Провалявшись дома несколько тягостных недель, всыпая в себя пригоршни белых шариков и не почувствовав изменений к лучшему я решила потащиться к знакомому психоаналитику – старой и мудрой женщине.
Она лечила меня от самых разных болезней, а вернее, от разнообразных ощущений, которые всегда сводились к одному: разгулявшимся нервишкам, встряхивала меня, вздергивала, давая практические рекомендации, что часто являлось панацеей от беспокойно- нервных состояний, мигреней и прочих неприятных вещей на которые подчас не принято обращать должного внимания.
В один из дней, преодолевая сердцебиение, слабость и дурноту, я поволоклась к ней.
Пока сидела в знакомой притемненной жалюзями комнате, устремляя лицо к приветливо кивающему вентилятору, пока мой старый доктор, похмыкивая, смотрела снимки и результаты анализов, я постепенно и ощутимо не то, что приходила в себя, я поверила, что приду.
Наконец мне было объяснено, что все – вздор, все – разгулявшиеся нервишки, не более.

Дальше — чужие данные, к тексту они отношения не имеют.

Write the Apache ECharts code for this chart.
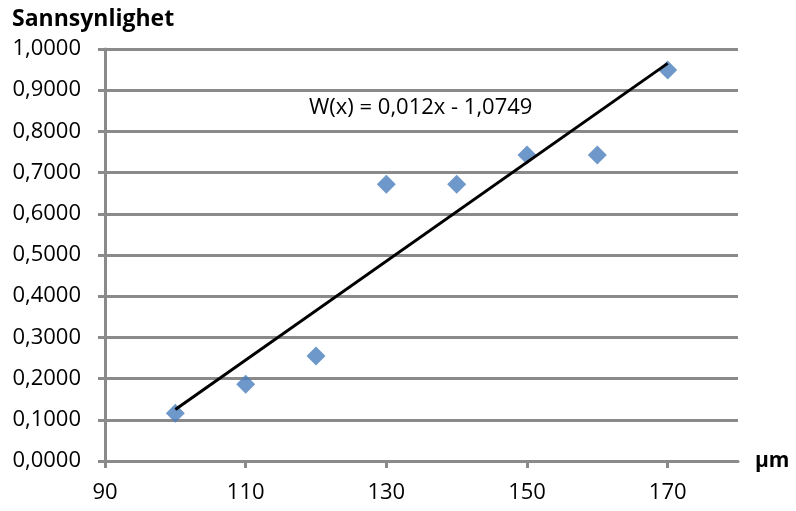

Попить вот это и поклевать вот это… а главное –покой и отдых, никакой работы и нервных перегрузок.
- Да что вы, в конце концов! –в сердцах сказала она. – Ведь именно в ваших руках главное лекарство, вам нужно вылить всю эту боль, всю горечь и тогда вы вылечитесь.
-И все? – с недоумением спросила я.
-Именно в этом и есть терапия от вашей болезни, и только в этом.
-Да у меня и подруг то таких нет, с кем можно было на эти темы, да и кто захочет слушать исповедь неудачницы?- парировала я
-Не захотят слушать? Не беда вы просто сядьте и выпишите всю горечь. Всю соль и отраву тех лет, сядьте и пишите, пишите каждый день понемногу, заставляя себя, пишите даже если нет настроения, вдохновения и прочей ерунды, пусть на время это станет вашей работой несколько часов каждый день писать, писать о том, что болит в душе, о том, что волнует.
-Но как ? Я даже не представляю себе, да и не моё это, не умею я.
-Не умеете писать,- поправляя очки, рассмеялась она.
-Да не о том я, писала сочинения конечно, еще в школе, да и куда мне ведь я не гуманитарий, вовсе, технарь если можно так выразиться.
-Да, кстати о работе, советую взять отпуск, хотите, оформлю бюллетень. И главное никаких перегрузок, -крикнула она мне в след.
Интересное средство, впервые слышала о такой терапии, но выбора у меня не было, нужно пробовать. Стану ли я предавать нетленности эти исполненные тоской воспоминания, к которым без боли невозможно было и прикоснуться? Наверное. Может быть, хоть тогда эта разрывающая сердце боль отступит и дышать и жить станет легче.
Так началось мое спасительное бегство в аномальный мир утраченных иллюзий, наполненных горестью несбывшегося счастья. Почему аномальный? А разве не аномалия создавать не существующий мир на холсте красками или словами на бумаге, думаю, ответ на этот вопрос не заставит себя долго ждать.
Определенно аномалия и разбираться в ней должен психиатр, а не жалкий критикан. А само создание этого мира разве удел нормальных людей? Так считала я еще совсем недавно, а теперь, собравшись с силами и открыв свой видавший виды лоптоп испытала неимоверный страх перед пустынной белизной, появившегося на экране чистого листа мучаясь одним единственным непостижимым в своей неразрешенности вопросом с чего начать, что писать и как писать?
Ведь этот лист должен был стать началом моей новой жизни, моих историй, что в муках должны были родиться из накопленного душевного опыта. И как же трудно мне было в этой начинающейся второй жизни определить то главное, выношенное, нужное. А может то, что знаю и чувствую, что накопилось во мне и рвется на этот белый лист кроме меня никому не нужно и неинтересно?
Писать для себя и о своем, так я решила. Но о чем, же еще было писать как не о пережитом, то, что еще недавно болело, волновало, томило, являясь причиной моего недуга. Ведь, как известно, нет человека без истории, и у каждого она своя скрытая, личная. Так или иначе, занятие моё теперь напоминало тяжелейшую работу землекопа в выжженной степи. День за днем он фанатично вгрызается в породу, чтобы добраться до глубиной воды, отведав её вкус, и в тот момент мне вдруг, почему то захотелось отдать эти открытые колодцы людям, чтобы они пили из них утоляя острую возникающую жажду. Хотя мое новое занятие мне больше напоминало труд скульптора, с неистовым самозабвением записывала я поток своих мыслей, больше походивший в то время на сумбур, а уже потом подобно мастеру отсекала все лишнее, мучительно думая над каждым словом, безмерно радуясь первым успехам, желая как можно быстрее получить результат.